Reserve diversification is when central banks spread their official reserves across different currencies and assets instead of relying too heavily on one. In forex, this can influence long-term currency demand and broader market behaviour.
  1. Is reserve diversification the same as de-dollarization?
No. De-dollarization suggests a direct move away from the US dollar, while reserve diversification is usually more gradual. It often means reducing concentration risk while still keeping the dollar as a core reserve asset.
  1. Why can the dollar remain dominant even as reserve allocations change?
The dollar remains dominant because it is deeply tied to global trade, liquidity, debt markets, and crisis funding.
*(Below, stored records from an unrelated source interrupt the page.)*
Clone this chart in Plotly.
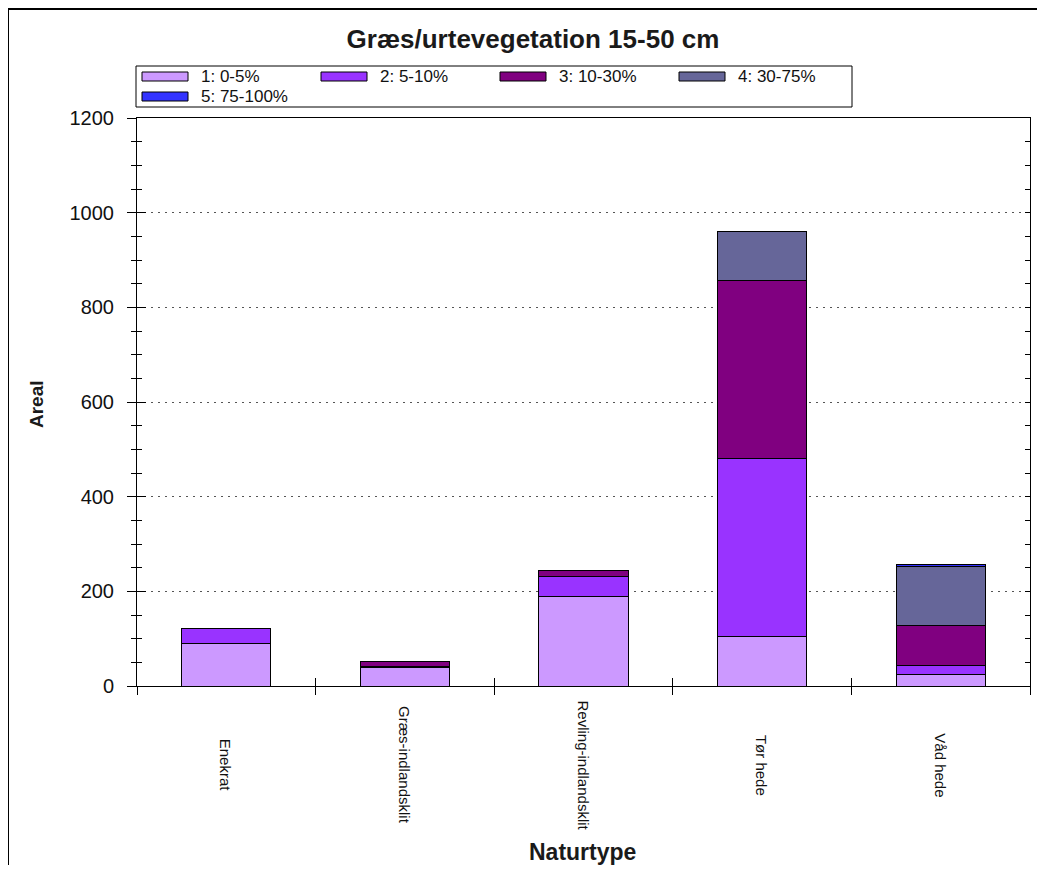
import plotly.graph_objects as go

categories = ["Enekrat", "Græs-indlandsklit", "Revling-indlandsklit", "Tør hede", "Våd hede"]
series_names = ["1: 0-5%", "2: 5-10%", "3: 10-30%", "4: 30-75%", "5: 75-100%"]
s1 = [89, 39, 189, 104, 25]
s2 = [33, 2, 42, 377, 19]
s3 = [0, 11, 13, 375, 84]
s4 = [0, 0, 0, 104, 124]
s5 = [0, 0, 0, 0, 5]
series_values = [s1, s2, s3, s4, s5]
colors = ["#CC99FF", "#9933FF", "#800080", "#666699", "#3333FF"]

title_text = "Græs/urtevegetation 15-50 cm"
x_title = "Naturtype"
y_title = "Areal"

# page is offset by the 8px body margin
OFF = 8
FW, FH = 1030, 857
PL, PT, PR, PB = 137, 118, 1030, 686          # plot area in page pixels
L, T = PL - OFF, PT - OFF
R, B = FW + OFF - PR, FH + OFF - PB
PW, PH = PR - PL, PB - PT


def px(xp):
    return (xp - PL) / PW


def py(yp):
    return (PB - yp) / PH


base_font = "Liberation Sans, Arial, sans-serif"

fig = go.Figure()
for name, vals, col in zip(series_names, series_values, colors):
    fig.add_trace(go.Bar(x=categories, y=vals, name=name, showlegend=False,
                         marker=dict(color=col, line=dict(color="black", width=1))))

# helper (empty) traces so the overlay axes carrying inner ticks get drawn
fig.add_trace(go.Scatter(x=[None], y=[None], xaxis="x2", yaxis="y2", showlegend=False,
                         hoverinfo="skip", mode="markers"))
fig.add_trace(go.Scatter(x=[None], y=[None], xaxis="x", yaxis="y3", showlegend=False,
                         hoverinfo="skip", mode="markers"))

fig.update_layout(
    width=FW, height=FH,
    margin=dict(l=L, r=R, t=T, b=B, autoexpand=False),
    paper_bgcolor="white", plot_bgcolor="white",
    barmode="stack", bargap=0.5, showlegend=False,
    font=dict(family=base_font, color="black"),
    title=dict(text=title_text, x=px(533), xref="paper", xanchor="center",
               y=1 - (39 - OFF) / FH, yref="container", yanchor="middle",
               font=dict(size=26, weight="bold", family=base_font, color="#1a1a1a")),
    xaxis=dict(type="category", categoryorder="array", categoryarray=categories,
               tickson="boundaries", ticks="outside", ticklen=8,
               tickcolor="black", showticklabels=False, showline=True, linecolor="black",
               linewidth=1, mirror=True, showgrid=False, fixedrange=True),
    xaxis2=dict(overlaying="x", anchor="y2", side="bottom", range=[-0.5, 4.5],
                tick0=-0.5, dtick=1, ticks="inside", ticklen=8, tickcolor="black",
                showticklabels=False, showline=False, showgrid=False, zeroline=False),
    yaxis=dict(range=[0, 1200], dtick=200, ticks="outside", ticklen=9, tickcolor="black",
               minor=dict(dtick=50, ticks="outside", ticklen=5, tickcolor="black", showgrid=False),
               showline=True, linecolor="black", linewidth=1,
               showgrid=True, gridcolor="#555", griddash="2px,5px", gridwidth=1,
               zeroline=False, ticklabelstandoff=9,
               tickfont=dict(size=20, family=base_font, color="#111")),
    yaxis2=dict(overlaying="y", anchor="x2", side="left", range=[0, 1200], dtick=200,
                ticks="inside", ticklen=9, tickcolor="black",
                minor=dict(dtick=50, ticks="inside", ticklen=5, tickcolor="black"),
                showticklabels=False, showline=False, showgrid=False, zeroline=False),
    yaxis3=dict(overlaying="y", anchor="x", side="right", range=[0, 1200], dtick=200,
                ticks="inside", ticklen=5, tickcolor="black",
                minor=dict(dtick=50, ticks="inside", ticklen=5, tickcolor="black"),
                showticklabels=False, showline=True, linecolor="black", showgrid=False,
                zeroline=False),
)

# category labels, rotated and centred below the axis
for c in categories:
    fig.add_annotation(x=c, xref="x", y=py(765), yref="paper", text=c,
                       textangle=90, showarrow=False, xanchor="center", yanchor="middle",
                       font=dict(size=15, family=base_font, color="#111"))

# axis titles
fig.add_annotation(x=px(582), xref="paper", y=py(852), yref="paper", text=x_title,
                   showarrow=False, xanchor="center", yanchor="middle",
                   font=dict(size=23, weight="bold", family=base_font, color="#1a1a1a"))
fig.add_annotation(x=px(36), xref="paper", y=py(404), yref="paper", text=y_title,
                   textangle=-90, showarrow=False, xanchor="center", yanchor="middle",
                   font=dict(size=19, weight="bold", family=base_font, color="#1a1a1a"))

# legend box drawn from the series list
fig.add_shape(type="rect", xref="paper", yref="paper", x0=px(136), x1=px(852),
              y0=py(107), y1=py(66), line=dict(color="black", width=1), fillcolor="white")
for i, (name, col) in enumerate(zip(series_names, colors)):
    cx, rw = i % 4, i // 4
    x0 = 142 + 179 * cx
    y0 = 72 + 20 * rw
    fig.add_shape(type="rect", xref="paper", yref="paper", x0=px(x0), x1=px(x0 + 46),
                  y0=py(y0 + 9), y1=py(y0), line=dict(color="black", width=1), fillcolor=col)
    fig.add_annotation(x=px(x0 + 57), xref="paper", y=py(y0 + 4.5), yref="paper", text=name,
                       showarrow=False, xanchor="left", yanchor="middle",
                       font=dict(size=17, family=base_font, color="#111"))

# outer frame (left and top lines)
fx = px(OFF)
ft = py(9)
fig.add_shape(type="line", xref="paper", yref="paper", x0=fx, x1=fx, y0=py(900), y1=ft,
              line=dict(color="black", width=2))
fig.add_shape(type="line", xref="paper", yref="paper", x0=fx, x1=px(1037), y0=ft, y1=ft,
              line=dict(color="black", width=2))

fig.write_html("out.html")
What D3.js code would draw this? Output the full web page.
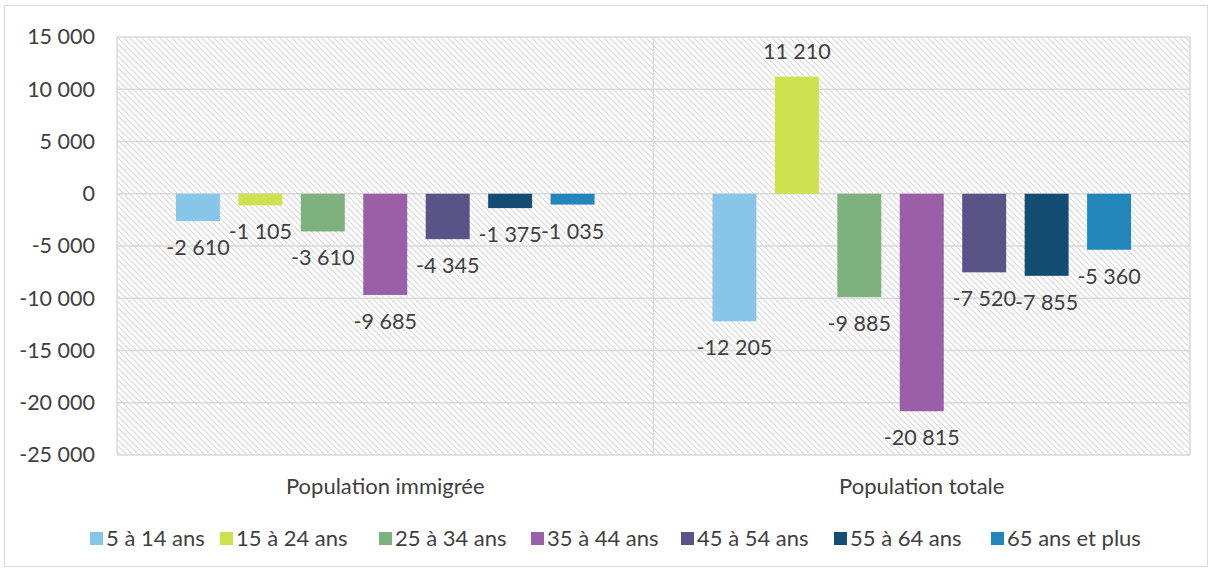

Central banks may diversify, but they still need dollar assets for stability and market access.
  1. Which currencies benefit most from selective reserve diversification?
The euro, yen, renminbi, and gold can all benefit in different ways. The euro offers scale, the yen supports safe-haven needs, the renminbi is linked to regional trade growth, and gold helps reduce exposure to any single currency system.
  1. What data can traders monitor to track structural reserve trends?
Traders can monitor IMF COFER data, central bank gold purchases, BIS FX turnover data, cross-border settlement trends, and central bank communications. These signals are more useful for long-term analysis than short-term trade timing.